The convoy also brought back pieces of steel requested by Cleveland Heights and Macedonia in northeastern Ohio.

In Westerville, Firefighter Thomas Ullom had been trying to bring a memento home since shortly after the towers fell. He already had been working on a memorial for firefighters, inspired when his friend Dave Theisen died fighting a fire.

Ullom, the parks supervisor and the mayor paid their own way to pick up Westerville’s piece of steel. They selected an 181/2-foot-long, 2.3-ton section from right above where the plane hit the first tower.

“We found a piece that looked like it had been through hell,” Ullom said. “It was all bent and twisted. It showed the impact and horror of the day.”
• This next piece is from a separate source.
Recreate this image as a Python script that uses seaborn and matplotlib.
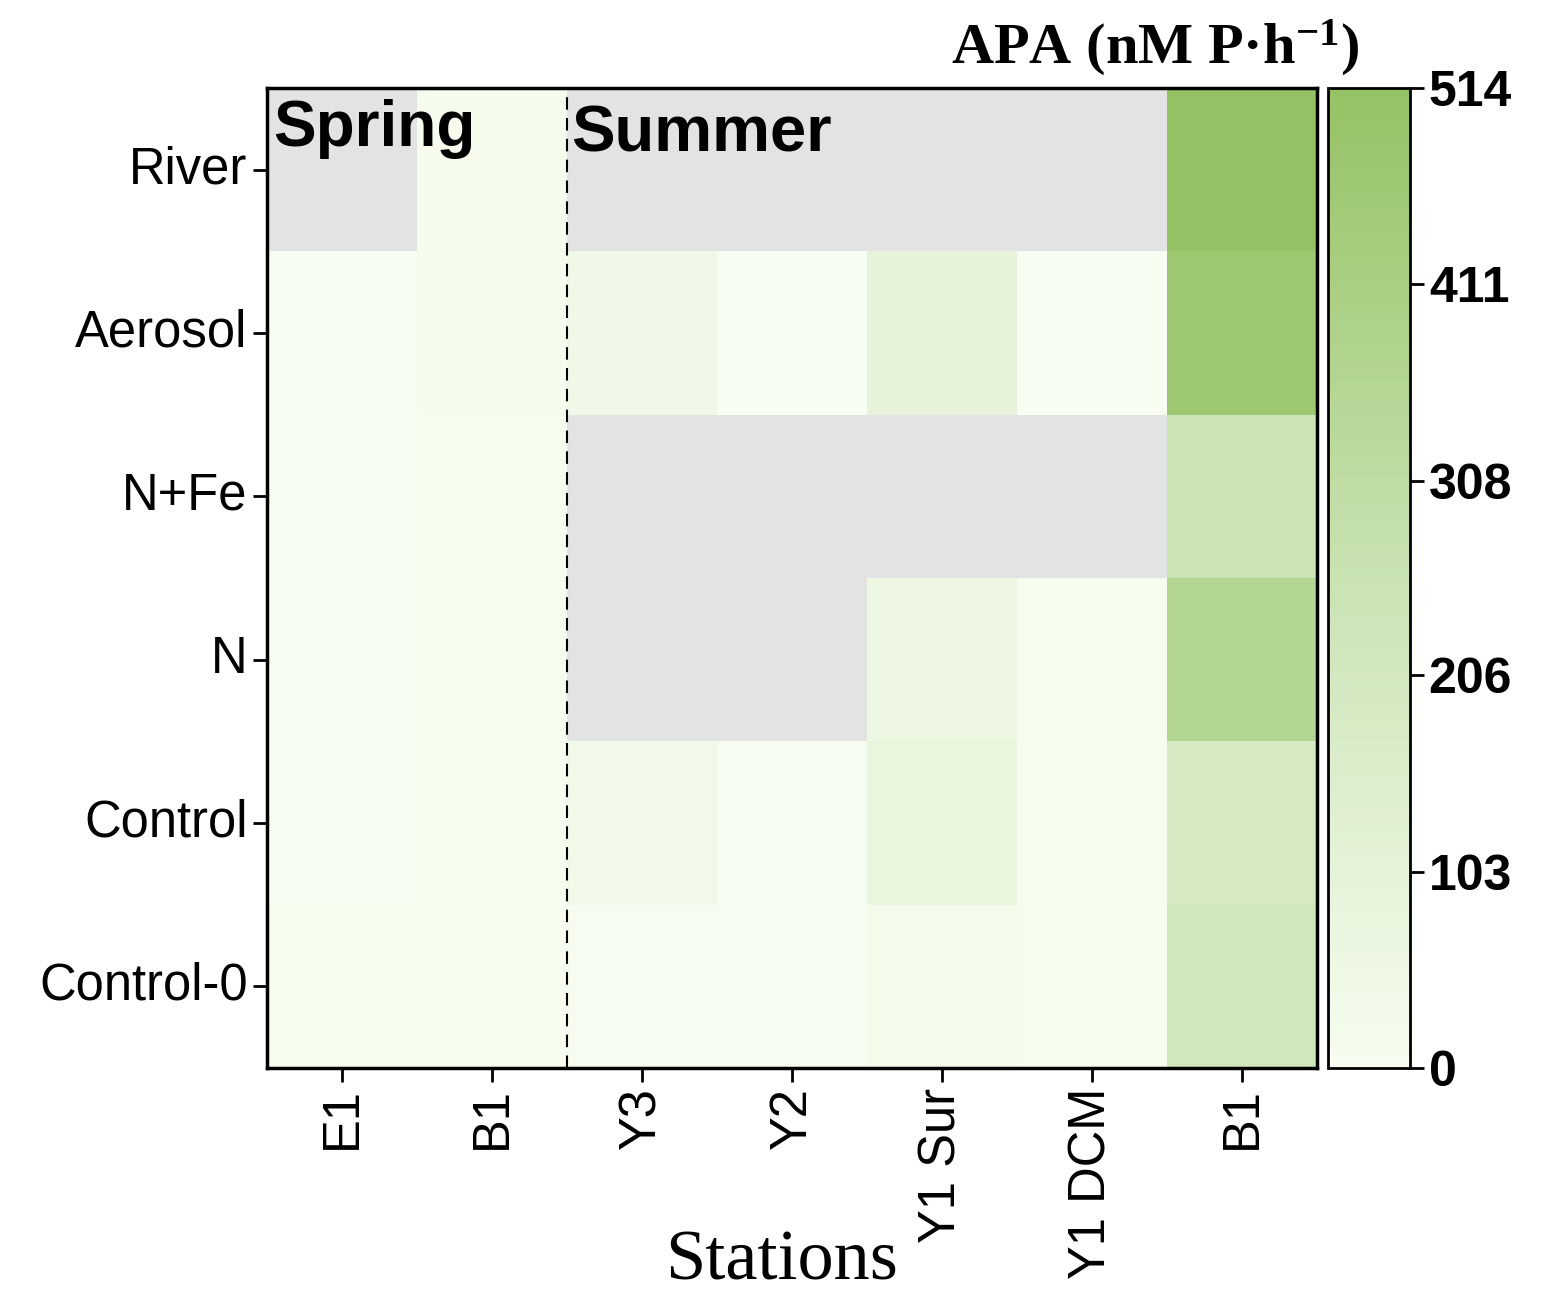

Ullom said he expects Westerville’s First Responders Park to be completed by July, although city officials haven’t decided whether to wait until Sept. 11 to unveil the metal.

Hilliard will dedicate its First Responders Park on Sept. 11.

The Port Authority also just approved a request by the Ohio Fire and Emergency Services Foundation, a division of the Ohio Fire Chief’s Association.

Tom Wallace, the foundation’s chairman, said he’s hoping for a piece a few feet long that could be displayed at the association’s offices near Polaris.

For him, the steel is symbolic of all the firefighters lost that day, and it should be carried as reverently as the bodies of firefighters pulled from the rubble.

“That day, most every one of us watched our brothers die on TV,” he said. “We know the procedures. We knew they were in there when the buildings fell. You just thought, ‘Oh God, how many died?’

“That gets you. If it doesn’t, you’re not a human being.”